▶ **Record list**

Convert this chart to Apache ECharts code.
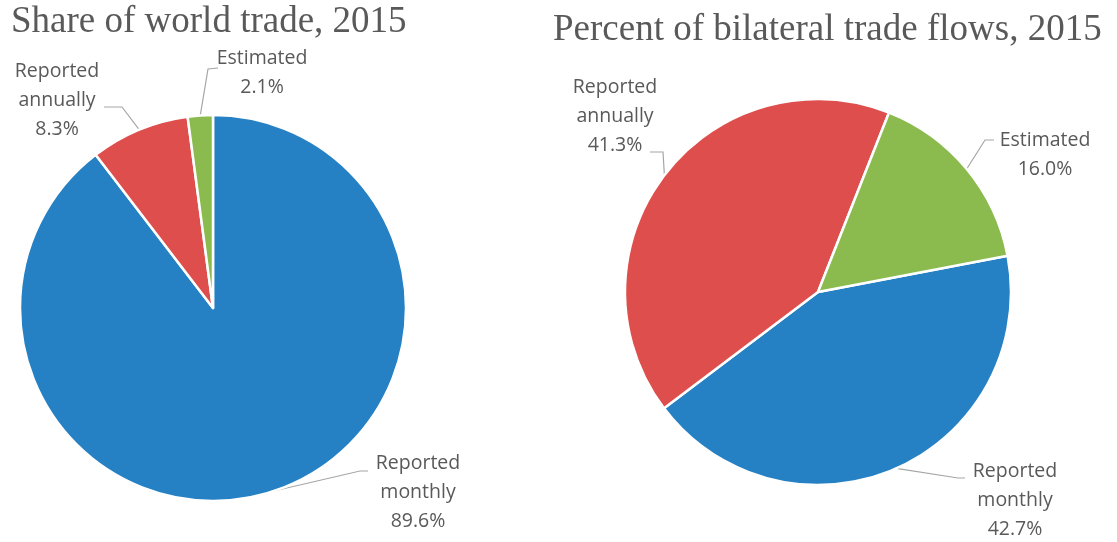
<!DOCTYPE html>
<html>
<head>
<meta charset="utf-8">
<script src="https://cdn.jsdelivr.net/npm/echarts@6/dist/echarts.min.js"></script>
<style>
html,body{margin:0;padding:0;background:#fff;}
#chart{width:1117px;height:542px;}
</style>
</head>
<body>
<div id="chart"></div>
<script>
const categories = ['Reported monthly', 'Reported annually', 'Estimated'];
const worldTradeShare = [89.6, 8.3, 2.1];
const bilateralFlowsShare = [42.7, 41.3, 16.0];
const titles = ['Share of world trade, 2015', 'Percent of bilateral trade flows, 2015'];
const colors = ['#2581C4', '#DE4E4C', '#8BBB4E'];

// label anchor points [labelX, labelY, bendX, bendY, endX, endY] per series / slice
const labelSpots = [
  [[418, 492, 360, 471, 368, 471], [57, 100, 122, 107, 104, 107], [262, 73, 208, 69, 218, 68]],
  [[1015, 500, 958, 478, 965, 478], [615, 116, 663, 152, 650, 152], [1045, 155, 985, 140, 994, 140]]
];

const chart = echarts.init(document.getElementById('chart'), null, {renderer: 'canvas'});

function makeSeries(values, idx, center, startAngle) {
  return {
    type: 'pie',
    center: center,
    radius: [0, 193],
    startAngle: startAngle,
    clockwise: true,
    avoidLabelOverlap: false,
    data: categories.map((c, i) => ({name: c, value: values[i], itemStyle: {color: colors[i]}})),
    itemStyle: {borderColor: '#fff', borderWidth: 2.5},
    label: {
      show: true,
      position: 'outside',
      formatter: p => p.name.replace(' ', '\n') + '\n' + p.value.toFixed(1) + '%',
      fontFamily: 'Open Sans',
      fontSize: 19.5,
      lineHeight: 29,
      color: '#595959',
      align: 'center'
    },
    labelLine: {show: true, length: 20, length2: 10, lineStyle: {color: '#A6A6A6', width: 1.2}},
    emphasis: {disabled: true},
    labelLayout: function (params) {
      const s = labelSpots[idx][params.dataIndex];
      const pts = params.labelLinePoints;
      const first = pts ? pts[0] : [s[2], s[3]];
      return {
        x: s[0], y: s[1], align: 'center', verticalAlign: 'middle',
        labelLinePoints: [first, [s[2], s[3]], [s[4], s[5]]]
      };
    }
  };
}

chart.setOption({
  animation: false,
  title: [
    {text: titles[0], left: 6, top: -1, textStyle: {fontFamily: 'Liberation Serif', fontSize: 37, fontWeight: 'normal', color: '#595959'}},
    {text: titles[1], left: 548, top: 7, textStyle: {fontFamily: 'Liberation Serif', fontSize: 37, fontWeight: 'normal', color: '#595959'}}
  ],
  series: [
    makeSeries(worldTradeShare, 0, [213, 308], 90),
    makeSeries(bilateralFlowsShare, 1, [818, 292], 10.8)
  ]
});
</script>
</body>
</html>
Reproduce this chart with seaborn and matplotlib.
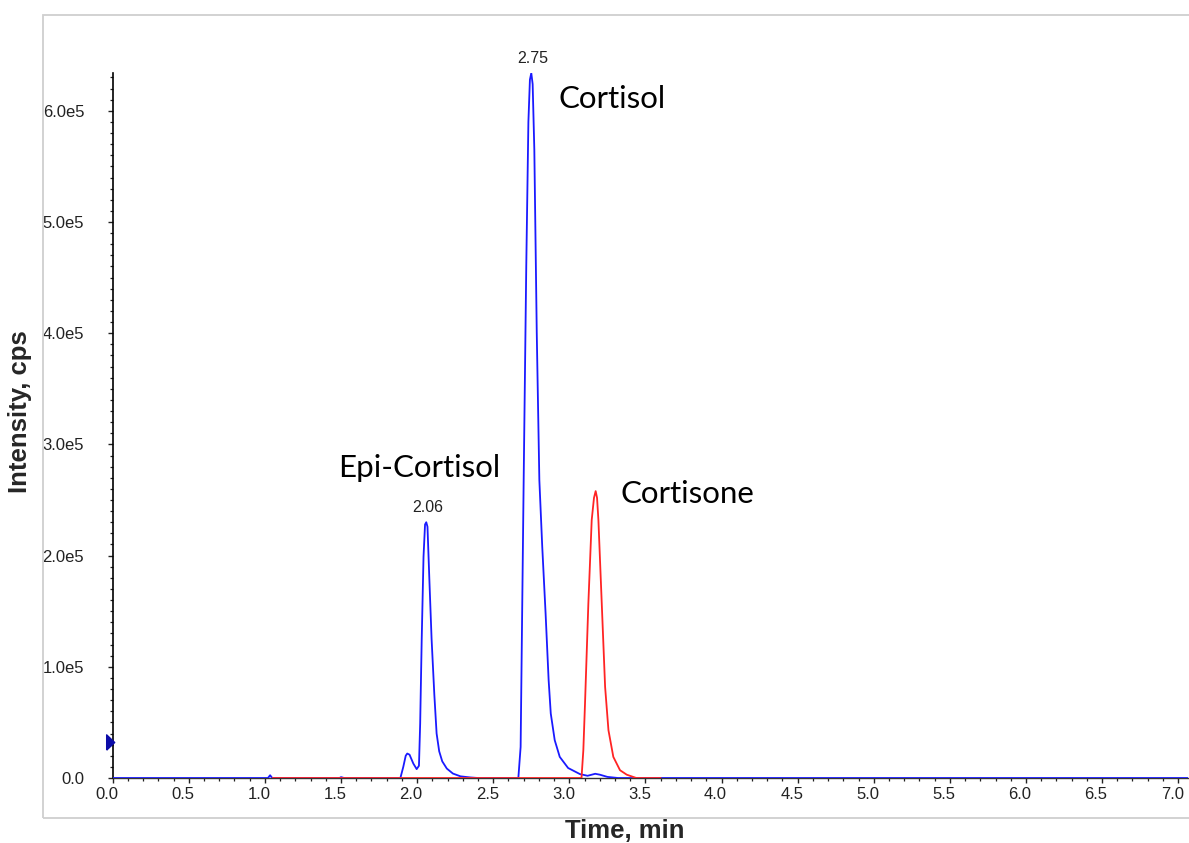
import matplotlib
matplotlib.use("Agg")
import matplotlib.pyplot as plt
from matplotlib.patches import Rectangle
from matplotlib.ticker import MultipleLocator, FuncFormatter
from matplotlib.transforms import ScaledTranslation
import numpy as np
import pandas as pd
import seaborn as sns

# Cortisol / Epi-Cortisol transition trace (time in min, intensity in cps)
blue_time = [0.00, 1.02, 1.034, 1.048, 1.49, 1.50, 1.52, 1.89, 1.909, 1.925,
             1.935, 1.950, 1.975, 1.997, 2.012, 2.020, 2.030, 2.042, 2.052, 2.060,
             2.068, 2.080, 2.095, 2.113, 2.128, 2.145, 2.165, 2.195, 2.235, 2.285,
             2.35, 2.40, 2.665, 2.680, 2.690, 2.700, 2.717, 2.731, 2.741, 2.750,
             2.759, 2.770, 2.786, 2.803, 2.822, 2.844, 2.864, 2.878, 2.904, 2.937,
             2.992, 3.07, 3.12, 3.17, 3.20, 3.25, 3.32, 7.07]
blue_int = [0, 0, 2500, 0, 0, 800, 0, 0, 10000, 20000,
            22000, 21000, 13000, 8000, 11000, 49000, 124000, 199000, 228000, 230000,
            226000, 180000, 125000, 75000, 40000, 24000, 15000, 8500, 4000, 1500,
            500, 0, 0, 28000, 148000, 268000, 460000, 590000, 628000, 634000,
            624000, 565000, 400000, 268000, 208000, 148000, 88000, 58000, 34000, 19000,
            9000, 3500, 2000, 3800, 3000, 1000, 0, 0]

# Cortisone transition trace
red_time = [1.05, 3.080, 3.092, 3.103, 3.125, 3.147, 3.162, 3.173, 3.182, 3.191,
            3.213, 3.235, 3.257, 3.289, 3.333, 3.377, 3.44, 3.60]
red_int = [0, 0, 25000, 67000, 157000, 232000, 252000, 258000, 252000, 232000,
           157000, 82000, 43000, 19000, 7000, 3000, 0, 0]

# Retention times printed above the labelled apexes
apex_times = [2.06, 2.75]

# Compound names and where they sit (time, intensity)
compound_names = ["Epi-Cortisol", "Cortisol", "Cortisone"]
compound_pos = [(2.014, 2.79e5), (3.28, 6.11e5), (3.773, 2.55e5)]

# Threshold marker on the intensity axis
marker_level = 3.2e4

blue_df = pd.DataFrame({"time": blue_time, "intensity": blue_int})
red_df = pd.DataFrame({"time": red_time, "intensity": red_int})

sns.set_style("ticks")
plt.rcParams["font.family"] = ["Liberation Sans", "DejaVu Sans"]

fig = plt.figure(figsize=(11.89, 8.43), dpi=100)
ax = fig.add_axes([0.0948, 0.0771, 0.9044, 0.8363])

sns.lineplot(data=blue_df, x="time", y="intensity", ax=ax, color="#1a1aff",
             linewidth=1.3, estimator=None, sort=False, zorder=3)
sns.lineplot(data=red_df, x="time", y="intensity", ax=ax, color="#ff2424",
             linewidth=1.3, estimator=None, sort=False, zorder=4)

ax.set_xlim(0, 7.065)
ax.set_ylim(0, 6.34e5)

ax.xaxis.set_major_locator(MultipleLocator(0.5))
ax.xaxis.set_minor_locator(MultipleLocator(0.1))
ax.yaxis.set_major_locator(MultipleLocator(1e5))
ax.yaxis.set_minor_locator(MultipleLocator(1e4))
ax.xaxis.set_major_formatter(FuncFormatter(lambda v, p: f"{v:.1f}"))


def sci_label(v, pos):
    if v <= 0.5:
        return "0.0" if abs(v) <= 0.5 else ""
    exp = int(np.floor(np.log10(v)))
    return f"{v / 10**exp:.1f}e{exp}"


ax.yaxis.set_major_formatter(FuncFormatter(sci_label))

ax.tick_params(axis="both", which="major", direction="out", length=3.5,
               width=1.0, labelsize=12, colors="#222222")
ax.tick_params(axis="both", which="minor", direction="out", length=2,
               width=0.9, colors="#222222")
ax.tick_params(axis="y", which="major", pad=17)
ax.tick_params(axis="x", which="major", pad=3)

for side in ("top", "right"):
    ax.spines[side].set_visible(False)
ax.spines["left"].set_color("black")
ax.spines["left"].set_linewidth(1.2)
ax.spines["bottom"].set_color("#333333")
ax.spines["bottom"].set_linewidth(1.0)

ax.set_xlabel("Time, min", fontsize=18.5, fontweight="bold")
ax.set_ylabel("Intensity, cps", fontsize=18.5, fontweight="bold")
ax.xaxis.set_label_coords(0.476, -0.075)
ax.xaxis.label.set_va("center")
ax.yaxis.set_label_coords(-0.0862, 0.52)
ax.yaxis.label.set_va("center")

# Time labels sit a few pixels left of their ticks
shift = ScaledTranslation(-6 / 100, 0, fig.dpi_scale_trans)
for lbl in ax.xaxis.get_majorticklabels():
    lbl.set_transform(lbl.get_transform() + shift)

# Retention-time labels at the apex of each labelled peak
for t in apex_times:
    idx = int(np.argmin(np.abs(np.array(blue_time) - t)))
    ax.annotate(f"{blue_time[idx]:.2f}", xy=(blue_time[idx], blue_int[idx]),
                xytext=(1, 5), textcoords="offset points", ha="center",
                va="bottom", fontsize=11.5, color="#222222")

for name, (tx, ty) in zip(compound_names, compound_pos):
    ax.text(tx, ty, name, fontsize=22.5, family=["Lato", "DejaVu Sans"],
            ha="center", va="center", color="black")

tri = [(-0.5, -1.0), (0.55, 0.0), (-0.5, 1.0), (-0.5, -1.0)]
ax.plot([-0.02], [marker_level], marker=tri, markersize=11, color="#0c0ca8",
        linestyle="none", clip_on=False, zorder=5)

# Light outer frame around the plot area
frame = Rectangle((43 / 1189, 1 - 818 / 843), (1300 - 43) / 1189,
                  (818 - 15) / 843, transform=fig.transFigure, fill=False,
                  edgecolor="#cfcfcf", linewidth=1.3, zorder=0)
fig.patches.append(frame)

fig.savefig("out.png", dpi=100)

▶ **Task requirements**
Your task is to transcribe exactly the lines starting at the line that contains "Reproduce this chart" and ending at the line that contains "import seaborn as sns", both included. Leave out the pictures.

▶ **Solution for this problem**
Reproduce this chart with seaborn and matplotlib.
import matplotlib
matplotlib.use("Agg")
import matplotlib.pyplot as plt
from matplotlib.patches import Rectangle
from matplotlib.ticker import MultipleLocator, FuncFormatter
from matplotlib.transforms import ScaledTranslation
import numpy as np
import pandas as pd
import seaborn as sns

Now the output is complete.